Nationally, Dominicans also had the highest percentage – 75.9 percent -- of people responding that they are better off. Unlike their compatriots in Florida, most Mexicans across the nation – 67.6 percent -- say they are better off. South Americans nationally also differed from their Florida compatriots, with 70 percent saying they are better off.

Other groups – Puerto Ricans and Central Americans – also said they are better off.

Nationally, most Latinos – 64 percent -- said they “identify mainly” with the Democratic Party, 28 percent said they identify with Republicans, 6 percent said they do not identify with either party, and 2 percent picked the Libertarian Party.

Asked “Has President Obama fulfilled his promises to the Hispanic community,” 45.3 percent of Latinos nationwide said yes, 37.9 percent said no, 15.8 percent said he has fulfilled “some promises,” and 9 percent said they did not know.

Among Florida respondents, the disappointment was greater.

Slightly more than 50 percent said the president has not fulfilled his promises to the Hispanic community; 35.6 percent said he has, 12 percent said he’s fulfilled some of them, and 1.7 percent said they did not know.

The disappointment was greatest among Cubans – 63.7 percent said he had not come through on his promises, 27.3 said he had.

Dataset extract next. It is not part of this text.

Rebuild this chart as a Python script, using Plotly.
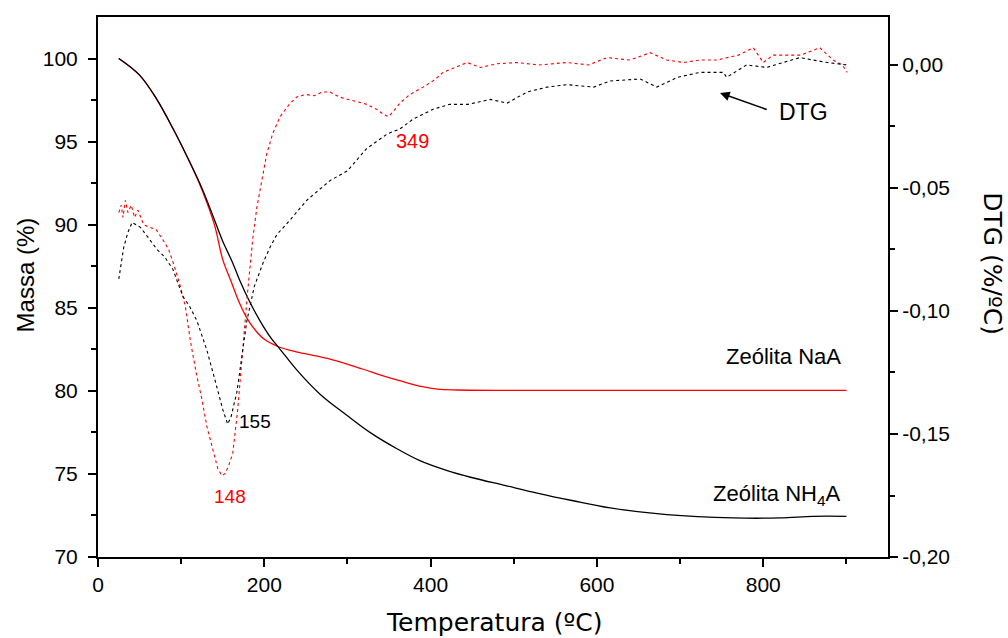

Among Mexicans, 52.7 percent said the president had failed in his promises, and 48.7 percent of South Americans said he had not delivered.

Puerto Ricans, Dominicans and Central Americans had higher percentages saying the president had fulfilled his promises than people saying he had not.

As for confidence in Obama and Romney to perform on various aspects of a president’s job, Cubans in Florida and nationwide had more confidence in Romney than the president, while other Latino groups said they trusted Obama to handle those issues better than Romney.

The issues are fixing the economy, directing foreign policy and reforming the immigration system.